In southern Colorado, plans for how to safely reopen split look very different on either side of district lines. Pueblo School District 60, which includes the city of Pueblo, surveyed its school staff in a single question survey in late June. The vast majority of staff-preferred reopening school with some form of in-person learning — either half time or fully in-person. The current plan for Pueblo School District 60 — formerly Pueblo City Schools — includes in-person learning for elementary school students, with middle and high school students in a hybrid model or fully online starting Aug. 31.
Outside the city, however, Pueblo County School District 70 will start remotely for all students for four weeks. After seeing a large increase in COVID-19 infections in the county, 43 percent of teachers said they wouldn’t feel comfortable returning to school until January or after a vaccine is found.
“The fear, the concern, is very palpable,” said Amy Spock, president of the Pueblo County Education Association, adding that chronic underfunding has left some class sizes at 35 to 40 children. “Are we going to be compromising our community? Schools were built for socializing. They weren't built for social distancing.”
Pueblo 70 also specifies that students won’t be let back into schools full time until transmission rates drop below 2 percent.
Spock said teachers worked closely with the district, giving feedback and developing plans for fall. The District 70 local teacher’s union conducted two surveys, quizzing educators and classified staff on everything from if they want Plexiglas shields to teaching students remotely and in-person at the same time.
Similar patterns emerged in metro Denver. In June, nearly 65 percent of Douglas County teachers believed students should return to school in the fall, and in a hybrid model. More than half said elementary kids should be in school five days a week. Only 10 percent agreed with 100 percent remote. Meanwhile, a few miles away in Jefferson County, only 5 percent of teachers in a local teacher’s union survey of 3,000 licensed staff would feel "moderately" safe returning to in-person learning unless the district brought in more safety measures than it’s already planned for.
JeffCo teachers recently held rallies demanding that schools go remote into October. The district’s current plan calls for schools to start remotely Aug. 24, with elementary students beginning in-person learning on Sept. 8 and older grades alternating in-person and remote learning.
Some questions highlight how impossible it will be to please all teachers, especially when COVID-19 conditions and guidance changes weekly.
In Adams 12 Five Star district, north of Denver, staff were asked what the district's guidelines should be for mask-wearing. About half said all the time. But 40 percent said only in the general public, and 11 percent said it should be the staff’s choice.

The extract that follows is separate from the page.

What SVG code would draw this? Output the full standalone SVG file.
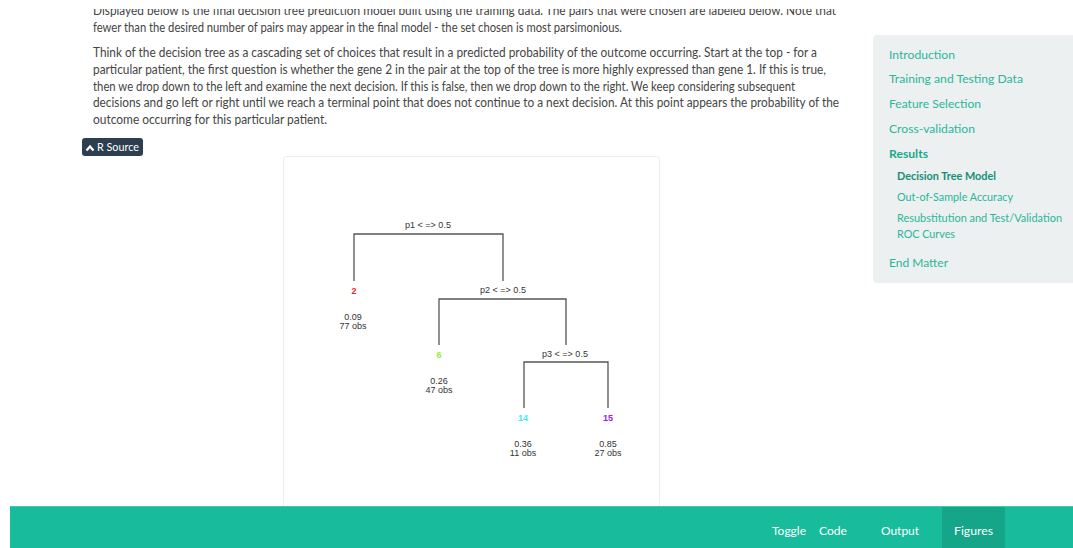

In spite of the local differences in opinion, teachers and school districts alike agree that much of the chaos stems from factors beyond their control, from mixed messages from politicians, a lack of leadership at the state and national levels leaving districts responsible for figuring this out, and scientific information that has been contradictory and at times politicized.
“That is really, in my opinion, just created this angst and this churning among teachers,” said teacher Villeareal, the St. Vrain union leader. “Who's leading this, who's the guy in charge that is going to make sure that this is going to work?”
On top of that, he says the school system lacks the resources needed to respond. Budget cuts due to the pandemic-related economic downturn, on top of decades of dwindling finances, have left school districts with few margins to respond to a crisis of this scale.
“It’s the perfect storm, unfortunately,” he said.
The bottom line may simply be that individual schools haven’t had the time to work out how plans will be executed at the classroom level. That’s amped up the anxiety for teachers — and parents. Others say however children return to school, it won’t be like it was and everyone — parents, teachers, principals and students — will have to demonstrate an extraordinary amount of patience and flexibility to make it work.